Il romanzo non ha una vera propria trama, nel senso tradizionale del termine; ma contiene tante tematiche, legate l’una all’altra, come i personaggi che incontriamo.
Il dramma di una madre, in ansia per il più “luminoso” dei suoi figli, il centro della famiglia, si rispecchia nel dramma di una Nazione che sperimenta lo scarto tra la vita, in cui ci si arrabatta ogni giorno, e quella che si potrebbe (e vorrebbe) vivere. Anche Orah, Ilan e i ragazzi hanno vissuto insieme per circa 20 anni, zigzagando tra attentati, razzi, bombe a mano, ecc.; la “situazione”, insomma, ha matzav, come si dice in Israele. Ad essa l’A. dedica pagine di plastica efficacia, come quando ad Ilan, dopo aver studiato invano un percorso di ritorno a casa per il giovanissimo Ofer il “meno a rischio possibile di attentati”, non resta che la frase understatement “Sai che ti dico, Oferino? Cammina più veloce che puoi. Corri persino.” E il ragazzo lo aveva fissato con uno sguardo che Ilan non avrebbe dimenticato mai.
Durante quel viaggio, intrapreso “senza voler sapere niente” la “situazione” fa capolino, quando meno te lo aspetti. Ad un certo punto Orah incontra qualcuno che mormora: “…dopo quello che è successo ieri”.. ma lei non vuol domandare, anche se la cosa le costa fatica, assecondata da Avram, anch’egli uomo in fuga.

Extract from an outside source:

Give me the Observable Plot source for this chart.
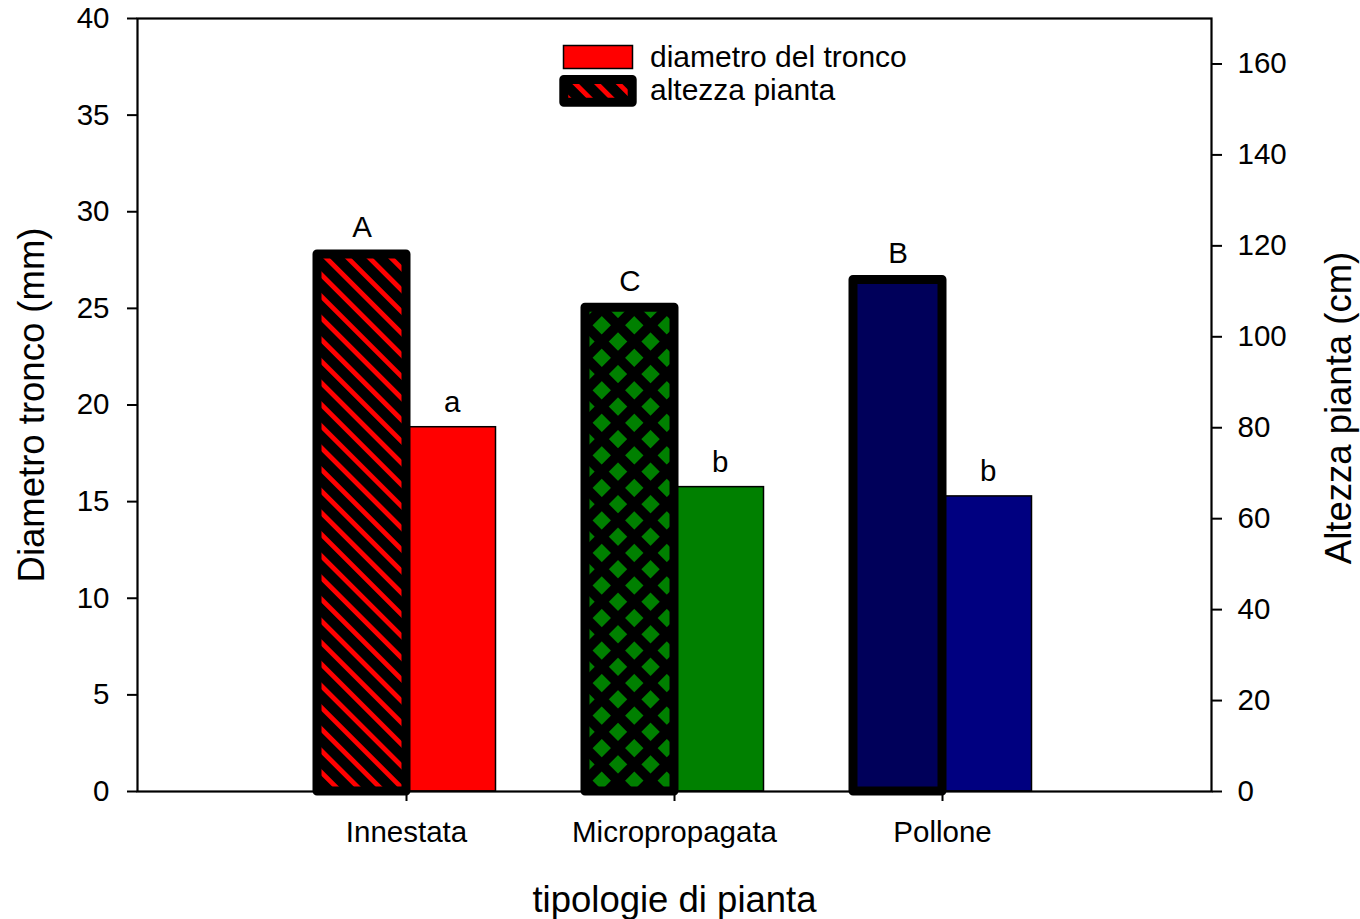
<!DOCTYPE html>
<html>
<head>
<meta charset="utf-8">
<script src="https://cdn.jsdelivr.net/npm/d3@7"></script>
<script src="https://cdn.jsdelivr.net/npm/@observablehq/plot@0.6"></script>
<style>
  html, body { margin: 0; padding: 0; background: white; }
  #wrap { position: relative; width: 1360px; height: 919px; }
  #legend { position: absolute; left: 540px; top: 30px; }
  #defs { position: absolute; width: 0; height: 0; }
</style>
</head>
<body>
<svg id="defs" width="0" height="0">
  <defs>
    <pattern id="stripes" patternUnits="userSpaceOnUse" width="15.3" height="15.3" patternTransform="rotate(-45)">
      <rect width="15.3" height="15.3" fill="black"></rect>
      <rect width="4.8" height="15.3" fill="#ff0000"></rect>
    </pattern>
    <pattern id="lattice" patternUnits="userSpaceOnUse" width="23" height="23" patternTransform="rotate(45)">
      <rect width="23" height="23" fill="black"></rect>
      <rect x="5" y="5" width="13" height="13" fill="#008000"></rect>
    </pattern>
  </defs>
</svg>
<div id="wrap"></div>
<script>
// ---- data ----
const categories = ["Innestata", "Micropropagata", "Pollone"];
const diametro = [18.85, 15.75, 15.27];          // mm (left axis)
const altezza = [118.1, 106.4, 112.5];           // cm (right axis)
const lettersDiametro = ["a", "b", "b"];
const lettersAltezza = ["A", "C", "B"];
const leftTicks = [0, 5, 10, 15, 20, 25, 30, 35, 40];
const rightTicks = [0, 20, 40, 60, 80, 100, 120, 140, 160];
const leftDomain = [0, 40];
const rightDomain = [0, 170];

// ---- styles ----
const diametroFills = ["#ff0000", "#008000", "#000080"];
const altezzaFills = ["url(#stripes)", "url(#lattice)", "#00005a"];

const k = leftDomain[1] / rightDomain[1]; // map right-axis units to left-axis units

const diamRows = categories.map((c, i) => ({cat: c, v: diametro[i], letter: lettersDiametro[i], fill: diametroFills[i]}));
const altRows = categories.map((c, i) => ({cat: c, v: altezza[i] * k, letter: lettersAltezza[i], fill: altezzaFills[i]}));

const font = "'Liberation Sans', Arial, Helvetica, sans-serif";
const tickFont = 29.5;

const chart = Plot.plot({
  width: 1360,
  height: 919,
  marginLeft: 137,
  marginRight: 149,
  marginTop: 18,
  marginBottom: 128,
  style: {fontFamily: font, fontSize: tickFont + "px", color: "black", background: "white", overflow: "visible"},
  x: {type: "band", domain: categories, paddingInner: 0.322, paddingOuter: 0.661, align: 0.5, label: null},
  y: {domain: leftDomain, label: null},
  color: {type: "identity"},
  marks: [
    Plot.barY(diamRows, {x: "cat", y: "v", fill: "fill", stroke: "black", strokeWidth: 1.5, insetLeft: 93, insetRight: 1.5}),
    Plot.barY(altRows, {x: "cat", y: "v", fill: "fill", stroke: "black", strokeWidth: 9, strokeLinejoin: "round", insetLeft: 2, insetRight: 91}),
    Plot.frame({stroke: "black", strokeWidth: 2.2}),
    Plot.axisY({anchor: "left", ticks: leftTicks, tickSize: 10, tickPadding: 18, strokeWidth: 2, label: null, fontSize: tickFont}),
    Plot.axisY({anchor: "right", ticks: rightTicks.map(t => t * k), tickFormat: d => String(Math.round(d / k)), tickSize: 10, tickPadding: 16, strokeWidth: 2, label: null, fontSize: tickFont}),
    Plot.axisX({anchor: "bottom", tickSize: 10, tickPadding: 20, strokeWidth: 2, label: null, fontSize: tickFont}),
    Plot.text(altRows, {x: "cat", y: "v", text: "letter", dx: -44.5, dy: -17, lineAnchor: "bottom", fontSize: tickFont, fill: "black"}),
    Plot.text(diamRows, {x: "cat", y: "v", text: "letter", dx: 45.75, dy: -15, lineAnchor: "bottom", fontSize: tickFont, fill: "black"}),
    Plot.text(["Diametro tronco (mm)"], {text: d => d, frameAnchor: "left", dx: -105.5, rotate: -90, textAnchor: "middle", lineAnchor: "middle", fontSize: 36.5, fill: "black"}),
    Plot.text(["Altezza pianta (cm)"], {text: d => d, frameAnchor: "right", dx: 127.5, dy: 3, rotate: -90, textAnchor: "middle", lineAnchor: "middle", fontSize: 36.5, fill: "black"}),
    Plot.text(["tipologie di pianta"], {text: d => d, frameAnchor: "bottom", dy: 109, textAnchor: "middle", lineAnchor: "middle", fontSize: 36.5, fill: "black"})
  ]
});

const wrap = document.getElementById("wrap");
wrap.appendChild(chart);

// legend (overlay inside plot area)
const legend = d3.create("svg").attr("id", "legend").attr("width", 420).attr("height", 90)
  .style("font-family", font);
legend.append("rect").attr("x", 23.5).attr("y", 15.5).attr("width", 69).attr("height", 23)
  .attr("fill", diametroFills[0]).attr("stroke", "black").attr("stroke-width", 1.5);
legend.append("rect").attr("x", 23.8).attr("y", 49.5).attr("width", 68.4).attr("height", 22.7)
  .attr("fill", altezzaFills[0]).attr("stroke", "black").attr("stroke-width", 9).attr("stroke-linejoin", "round");
legend.append("text").attr("x", 110).attr("y", 36.7).attr("font-size", 30).attr("fill", "black").text("diametro del tronco");
legend.append("text").attr("x", 110).attr("y", 70).attr("font-size", 30).attr("fill", "black").text("altezza pianta");
wrap.appendChild(legend.node());
</script>
</body>
</html>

Le pagine dedicate a Avram in pericolo -durante la guerra di Yom Kippur del 1973- e a Ilan, che si trova in un bunker isolato, è riuscito con un apparecchio a captare la sua voce, ma non può corrergli in aiuto, pur desiderandolo come nulla al mondo, sono degne di un grande scrittore di guerra, tanto sono dense di significato. Tra i due c’è una sorta di dialogo a distanza, memorabile per lo stile, le tematiche, le riflessioni che si snodano in una condizione disperata.
Ma altrettanto mirabile, coerente con il concetto di “necessaria sorpresa”, caro ad Avraham B. Yehoshua, è il contesto nel quale Orah viene a conoscenza di quel drammatico episodio.
Un altro tema è quello della Terra, della Natura, in un approccio di condivisione, magari anche solo di un semplice cibo acquistato nel più vicino supermarket, che caratterizza il viaggio dei due amici. Fin tanto che gli esseri umani si avvicinano con spirito contemplativo e di pace alla terra e alla natura -che pure a volte mostra le sue insidie, come leggiamo in un sapido episodio del romanzo- essi riescono a guardare in se stessi e capirsi; e magari vedere coloro che, nel teatro della vita e della storia, sono i Nemici con occhi diversi.
“Persino il sentiero ha una voce aveva pensato Orah. Come ho fatto a non sentire nulla in tutti questi giorni? Dov’ero?” La natura ti dà forza ed energia. Avvicina gli esseri, umani (Orah e Avram) e non. Come la cagna inselvatichita che, dopo un richiamo fischiato di Orah si placa e segue con fiducia i due viandanti; diventa una sorta di compagna di viaggio, un personaggio del romanzo perché, dal suo comportamento, si evince che anch’essa ha sofferto molto.
C’è il tema dell’Amore per il proprio Paese, espresso senza alcuna retorica, ribadito da Avram a Orah: “Avrebbe voluto dirle che solo qui in questo paesaggio, tra queste rocce, questi ciclamini, sotto questo sole e parlando in ebraico, la sua vita aveva un senso. Ma sarebbe stato sentimentale e insensato. Perciò tacque”.
E non manca l’angoscia per il futuro del Paese stesso, una costante nella vita di Israele.
Durante il cammino essi incontrano molti monumenti, cippi, stele, dedicati a militari morti inazioni di guerra, le diverse guerre di Israele, eretti nei luoghi in cui essi sono caduti. Orah si domanda sgomenta: “Come andrà a finire…..non c’è più posto per tutti questi morti”.
E’ infine un romanzo sull’essere genitori, sulla famiglia nel suo complesso, perché non si può parlare di un membro della stessa senza coinvolgerli tutti.
L’opera è significativamente dedicata ai familiari, che David nomina: a Michal, la moglie, a Yonatan e Ruti, il primogenito e l’ultima nata, a “Uri, 1985-2006”.
Le pagine sulla Maternità sono molto forti: stupisce che un uomo abbia saputo penetrare così profondamente la sensibilità femminile in momenti che una donna / madre difficilmente riesce, anche volendolo, a condividere col compagno.
Ma altrettanto coinvolgente è la voce della Paternità, scoperta pian piano, lungo la strada, su ogni sentiero, in un’ascensione verso il Divino.